### SET PROBLEM
Exactly repeat the material, dropping only the pictures.

— begin SOURCE DATA —

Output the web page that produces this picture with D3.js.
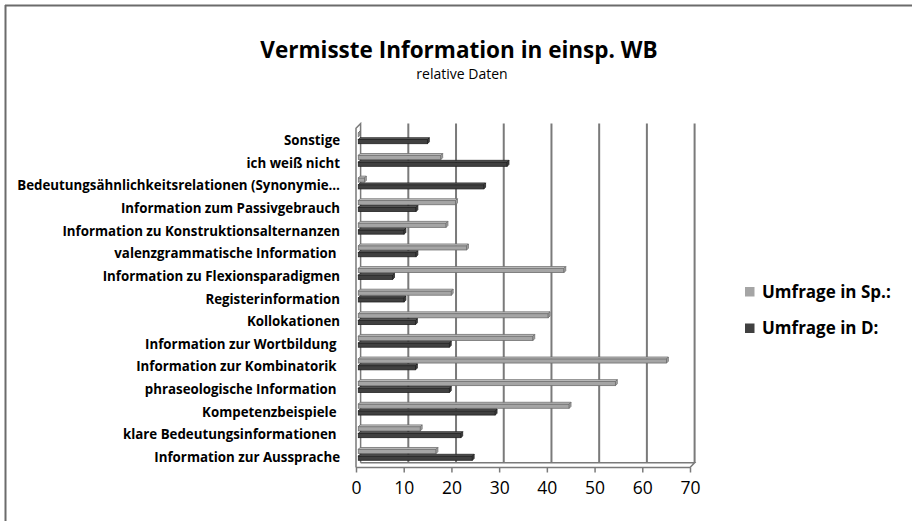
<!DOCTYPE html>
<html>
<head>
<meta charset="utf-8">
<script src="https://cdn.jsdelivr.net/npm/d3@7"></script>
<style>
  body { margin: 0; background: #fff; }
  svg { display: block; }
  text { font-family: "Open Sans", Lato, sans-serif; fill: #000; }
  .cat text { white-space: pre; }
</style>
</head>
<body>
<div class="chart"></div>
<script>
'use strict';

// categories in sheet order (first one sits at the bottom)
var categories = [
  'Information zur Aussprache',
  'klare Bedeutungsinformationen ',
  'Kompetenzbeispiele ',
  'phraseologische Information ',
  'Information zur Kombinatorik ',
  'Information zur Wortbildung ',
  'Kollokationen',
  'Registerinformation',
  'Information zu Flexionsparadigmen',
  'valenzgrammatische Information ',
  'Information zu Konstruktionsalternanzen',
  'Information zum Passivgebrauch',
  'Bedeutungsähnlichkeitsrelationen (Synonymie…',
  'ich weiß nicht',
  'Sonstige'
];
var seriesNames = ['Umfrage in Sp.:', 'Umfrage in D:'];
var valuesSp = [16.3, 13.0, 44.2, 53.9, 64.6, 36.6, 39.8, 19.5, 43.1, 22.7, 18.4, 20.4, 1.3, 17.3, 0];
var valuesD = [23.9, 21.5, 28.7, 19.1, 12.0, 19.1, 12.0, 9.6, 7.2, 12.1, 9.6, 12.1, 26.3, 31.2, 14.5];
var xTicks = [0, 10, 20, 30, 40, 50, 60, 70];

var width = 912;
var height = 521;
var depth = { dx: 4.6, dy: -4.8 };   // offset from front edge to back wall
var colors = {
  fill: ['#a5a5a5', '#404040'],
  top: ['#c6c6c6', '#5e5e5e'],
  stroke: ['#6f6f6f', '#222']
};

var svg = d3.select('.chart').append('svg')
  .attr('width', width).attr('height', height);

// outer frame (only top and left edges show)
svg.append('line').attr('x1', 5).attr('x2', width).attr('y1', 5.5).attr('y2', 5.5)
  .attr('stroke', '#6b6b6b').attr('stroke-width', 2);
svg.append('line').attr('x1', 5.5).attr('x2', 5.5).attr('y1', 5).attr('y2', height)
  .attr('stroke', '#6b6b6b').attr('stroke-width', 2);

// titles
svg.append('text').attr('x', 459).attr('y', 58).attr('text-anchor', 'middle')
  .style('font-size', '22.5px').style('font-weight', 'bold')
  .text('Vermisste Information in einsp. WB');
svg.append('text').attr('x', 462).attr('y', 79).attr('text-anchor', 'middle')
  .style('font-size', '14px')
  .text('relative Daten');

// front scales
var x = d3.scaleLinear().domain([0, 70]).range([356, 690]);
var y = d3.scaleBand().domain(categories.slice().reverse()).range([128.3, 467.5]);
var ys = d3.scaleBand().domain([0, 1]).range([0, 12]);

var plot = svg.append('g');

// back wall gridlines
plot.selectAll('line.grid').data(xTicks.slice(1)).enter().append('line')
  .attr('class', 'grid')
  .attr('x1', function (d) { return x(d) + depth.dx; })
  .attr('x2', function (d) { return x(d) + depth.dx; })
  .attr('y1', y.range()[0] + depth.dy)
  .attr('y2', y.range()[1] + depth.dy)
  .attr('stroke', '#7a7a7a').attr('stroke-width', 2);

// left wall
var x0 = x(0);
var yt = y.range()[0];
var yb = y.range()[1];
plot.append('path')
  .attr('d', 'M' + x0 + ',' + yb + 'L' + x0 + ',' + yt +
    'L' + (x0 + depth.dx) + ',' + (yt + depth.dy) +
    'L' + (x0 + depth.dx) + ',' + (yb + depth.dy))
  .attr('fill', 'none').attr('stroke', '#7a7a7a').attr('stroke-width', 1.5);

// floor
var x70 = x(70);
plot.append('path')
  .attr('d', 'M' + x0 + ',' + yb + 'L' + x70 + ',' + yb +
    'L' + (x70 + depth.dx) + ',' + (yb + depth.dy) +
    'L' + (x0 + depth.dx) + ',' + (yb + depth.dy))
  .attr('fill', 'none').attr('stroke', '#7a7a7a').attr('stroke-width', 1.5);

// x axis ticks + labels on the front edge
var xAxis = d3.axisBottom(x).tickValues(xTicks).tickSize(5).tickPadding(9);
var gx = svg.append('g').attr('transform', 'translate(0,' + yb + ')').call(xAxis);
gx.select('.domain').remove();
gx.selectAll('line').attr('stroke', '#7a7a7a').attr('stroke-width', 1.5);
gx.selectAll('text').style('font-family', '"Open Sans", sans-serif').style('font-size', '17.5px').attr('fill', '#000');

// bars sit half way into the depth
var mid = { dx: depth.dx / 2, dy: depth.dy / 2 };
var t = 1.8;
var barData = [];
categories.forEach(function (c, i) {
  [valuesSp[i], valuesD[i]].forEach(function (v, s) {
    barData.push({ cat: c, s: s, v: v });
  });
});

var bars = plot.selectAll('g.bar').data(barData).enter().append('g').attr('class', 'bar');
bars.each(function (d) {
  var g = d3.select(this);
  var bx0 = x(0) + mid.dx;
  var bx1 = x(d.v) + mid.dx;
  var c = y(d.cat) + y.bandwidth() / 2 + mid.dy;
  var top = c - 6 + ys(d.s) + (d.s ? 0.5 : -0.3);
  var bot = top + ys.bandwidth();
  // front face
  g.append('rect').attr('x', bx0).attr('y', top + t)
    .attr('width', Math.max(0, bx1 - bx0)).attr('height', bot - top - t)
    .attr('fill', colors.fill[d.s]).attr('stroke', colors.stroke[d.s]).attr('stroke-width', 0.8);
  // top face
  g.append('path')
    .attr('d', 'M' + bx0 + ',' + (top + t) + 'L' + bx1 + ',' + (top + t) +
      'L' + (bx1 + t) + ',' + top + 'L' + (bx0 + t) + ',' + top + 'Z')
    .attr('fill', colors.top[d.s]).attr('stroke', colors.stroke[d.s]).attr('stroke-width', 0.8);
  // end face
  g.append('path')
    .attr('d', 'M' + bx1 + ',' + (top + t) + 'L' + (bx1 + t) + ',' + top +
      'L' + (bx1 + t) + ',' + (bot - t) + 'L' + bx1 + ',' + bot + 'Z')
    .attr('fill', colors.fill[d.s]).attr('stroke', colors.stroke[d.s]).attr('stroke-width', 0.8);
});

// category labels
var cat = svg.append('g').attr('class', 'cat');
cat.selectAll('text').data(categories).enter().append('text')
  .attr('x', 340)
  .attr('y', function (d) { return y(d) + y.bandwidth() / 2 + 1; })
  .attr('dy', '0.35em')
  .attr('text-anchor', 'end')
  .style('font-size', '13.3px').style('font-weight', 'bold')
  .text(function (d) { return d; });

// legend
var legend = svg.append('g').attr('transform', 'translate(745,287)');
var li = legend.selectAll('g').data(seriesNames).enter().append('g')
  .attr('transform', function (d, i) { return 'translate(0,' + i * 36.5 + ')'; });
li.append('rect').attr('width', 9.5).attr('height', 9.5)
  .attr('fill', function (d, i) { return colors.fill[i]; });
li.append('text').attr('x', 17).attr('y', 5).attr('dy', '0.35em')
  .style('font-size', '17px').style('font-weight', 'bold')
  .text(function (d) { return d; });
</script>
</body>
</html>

— end SOURCE DATA —

### WORKED ANSWER
Output the web page that produces this picture with D3.js.
<!DOCTYPE html>
<html>
<head>
<meta charset="utf-8">
<script src="https://cdn.jsdelivr.net/npm/d3@7"></script>
<style>
  body { margin: 0; background: #fff; }
  svg { display: block; }
  text { font-family: "Open Sans", Lato, sans-serif; fill: #000; }
  .cat text { white-space: pre; }
</style>
</head>
<body>
<div class="chart"></div>
<script>
'use strict';

// categories in sheet order (first one sits at the bottom)
var categories = [
  'Information zur Aussprache',
  'klare Bedeutungsinformationen ',
  'Kompetenzbeispiele ',
  'phraseologische Information ',
  'Information zur Kombinatorik ',
  'Information zur Wortbildung ',
  'Kollokationen',
  'Registerinformation',
  'Information zu Flexionsparadigmen',
  'valenzgrammatische Information ',
  'Information zu Konstruktionsalternanzen',
  'Information zum Passivgebrauch',
  'Bedeutungsähnlichkeitsrelationen (Synonymie…',
  'ich weiß nicht',
  'Sonstige'
];
var seriesNames = ['Umfrage in Sp.:', 'Umfrage in D:'];
var valuesSp = [16.3, 13.0, 44.2, 53.9, 64.6, 36.6, 39.8, 19.5, 43.1, 22.7, 18.4, 20.4, 1.3, 17.3, 0];
var valuesD = [23.9, 21.5, 28.7, 19.1, 12.0, 19.1, 12.0, 9.6, 7.2, 12.1, 9.6, 12.1, 26.3, 31.2, 14.5];
var xTicks = [0, 10, 20, 30, 40, 50, 60, 70];

var width = 912;
var height = 521;
var depth = { dx: 4.6, dy: -4.8 };   // offset from front edge to back wall
var colors = {
  fill: ['#a5a5a5', '#404040'],
  top: ['#c6c6c6', '#5e5e5e'],
  stroke: ['#6f6f6f', '#222']
};

var svg = d3.select('.chart').append('svg')
  .attr('width', width).attr('height', height);

// outer frame (only top and left edges show)
svg.append('line').attr('x1', 5).attr('x2', width).attr('y1', 5.5).attr('y2', 5.5)
  .attr('stroke', '#6b6b6b').attr('stroke-width', 2);
svg.append('line').attr('x1', 5.5).attr('x2', 5.5).attr('y1', 5).attr('y2', height)
  .attr('stroke', '#6b6b6b').attr('stroke-width', 2);

// titles
svg.append('text').attr('x', 459).attr('y', 58).attr('text-anchor', 'middle')
  .style('font-size', '22.5px').style('font-weight', 'bold')
  .text('Vermisste Information in einsp. WB');
svg.append('text').attr('x', 462).attr('y', 79).attr('text-anchor', 'middle')
  .style('font-size', '14px')
  .text('relative Daten');

// front scales
var x = d3.scaleLinear().domain([0, 70]).range([356, 690]);
var y = d3.scaleBand().domain(categories.slice().reverse()).range([128.3, 467.5]);
var ys = d3.scaleBand().domain([0, 1]).range([0, 12]);

var plot = svg.append('g');

// back wall gridlines
plot.selectAll('line.grid').data(xTicks.slice(1)).enter().append('line')
  .attr('class', 'grid')
  .attr('x1', function (d) { return x(d) + depth.dx; })
  .attr('x2', function (d) { return x(d) + depth.dx; })
  .attr('y1', y.range()[0] + depth.dy)
  .attr('y2', y.range()[1] + depth.dy)
  .attr('stroke', '#7a7a7a').attr('stroke-width', 2);

// left wall
var x0 = x(0);
var yt = y.range()[0];
var yb = y.range()[1];
plot.append('path')
  .attr('d', 'M' + x0 + ',' + yb + 'L' + x0 + ',' + yt +
    'L' + (x0 + depth.dx) + ',' + (yt + depth.dy) +
    'L' + (x0 + depth.dx) + ',' + (yb + depth.dy))
  .attr('fill', 'none').attr('stroke', '#7a7a7a').attr('stroke-width', 1.5);

// floor
var x70 = x(70);
plot.append('path')
  .attr('d', 'M' + x0 + ',' + yb + 'L' + x70 + ',' + yb +
    'L' + (x70 + depth.dx) + ',' + (yb + depth.dy) +
    'L' + (x0 + depth.dx) + ',' + (yb + depth.dy))
  .attr('fill', 'none').attr('stroke', '#7a7a7a').attr('stroke-width', 1.5);

// x axis ticks + labels on the front edge
var xAxis = d3.axisBottom(x).tickValues(xTicks).tickSize(5).tickPadding(9);
var gx = svg.append('g').attr('transform', 'translate(0,' + yb + ')').call(xAxis);
gx.select('.domain').remove();
gx.selectAll('line').attr('stroke', '#7a7a7a').attr('stroke-width', 1.5);
gx.selectAll('text').style('font-family', '"Open Sans", sans-serif').style('font-size', '17.5px').attr('fill', '#000');

// bars sit half way into the depth
var mid = { dx: depth.dx / 2, dy: depth.dy / 2 };
var t = 1.8;
var barData = [];
categories.forEach(function (c, i) {
  [valuesSp[i], valuesD[i]].forEach(function (v, s) {
    barData.push({ cat: c, s: s, v: v });
  });
});

var bars = plot.selectAll('g.bar').data(barData).enter().append('g').attr('class', 'bar');
bars.each(function (d) {
  var g = d3.select(this);
  var bx0 = x(0) + mid.dx;
  var bx1 = x(d.v) + mid.dx;
  var c = y(d.cat) + y.bandwidth() / 2 + mid.dy;
  var top = c - 6 + ys(d.s) + (d.s ? 0.5 : -0.3);
  var bot = top + ys.bandwidth();
  // front face
  g.append('rect').attr('x', bx0).attr('y', top + t)
    .attr('width', Math.max(0, bx1 - bx0)).attr('height', bot - top - t)
    .attr('fill', colors.fill[d.s]).attr('stroke', colors.stroke[d.s]).attr('stroke-width', 0.8);
  // top face
  g.append('path')
    .attr('d', 'M' + bx0 + ',' + (top + t) + 'L' + bx1 + ',' + (top + t) +
      'L' + (bx1 + t) + ',' + top + 'L' + (bx0 + t) + ',' + top + 'Z')
    .attr('fill', colors.top[d.s]).attr('stroke', colors.stroke[d.s]).attr('stroke-width', 0.8);
  // end face
  g.append('path')
    .attr('d', 'M' + bx1 + ',' + (top + t) + 'L' + (bx1 + t) + ',' + top +
      'L' + (bx1 + t) + ',' + (bot - t) + 'L' + bx1 + ',' + bot + 'Z')
    .attr('fill', colors.fill[d.s]).attr('stroke', colors.stroke[d.s]).attr('stroke-width', 0.8);
});

// category labels
var cat = svg.append('g').attr('class', 'cat');
cat.selectAll('text').data(categories).enter().append('text')
  .attr('x', 340)
  .attr('y', function (d) { return y(d) + y.bandwidth() / 2 + 1; })
  .attr('dy', '0.35em')
  .attr('text-anchor', 'end')
  .style('font-size', '13.3px').style('font-weight', 'bold')
  .text(function (d) { return d; });

// legend
var legend = svg.append('g').attr('transform', 'translate(745,287)');
var li = legend.selectAll('g').data(seriesNames).enter().append('g')
  .attr('transform', function (d, i) { return 'translate(0,' + i * 36.5 + ')'; });
li.append('rect').attr('width', 9.5).attr('height', 9.5)
  .attr('fill', function (d, i) { return colors.fill[i]; });
li.append('text').attr('x', 17).attr('y', 5).attr('dy', '0.35em')
  .style('font-size', '17px').style('font-weight', 'bold')
  .text(function (d) { return d; });
</script>
</body>
</html>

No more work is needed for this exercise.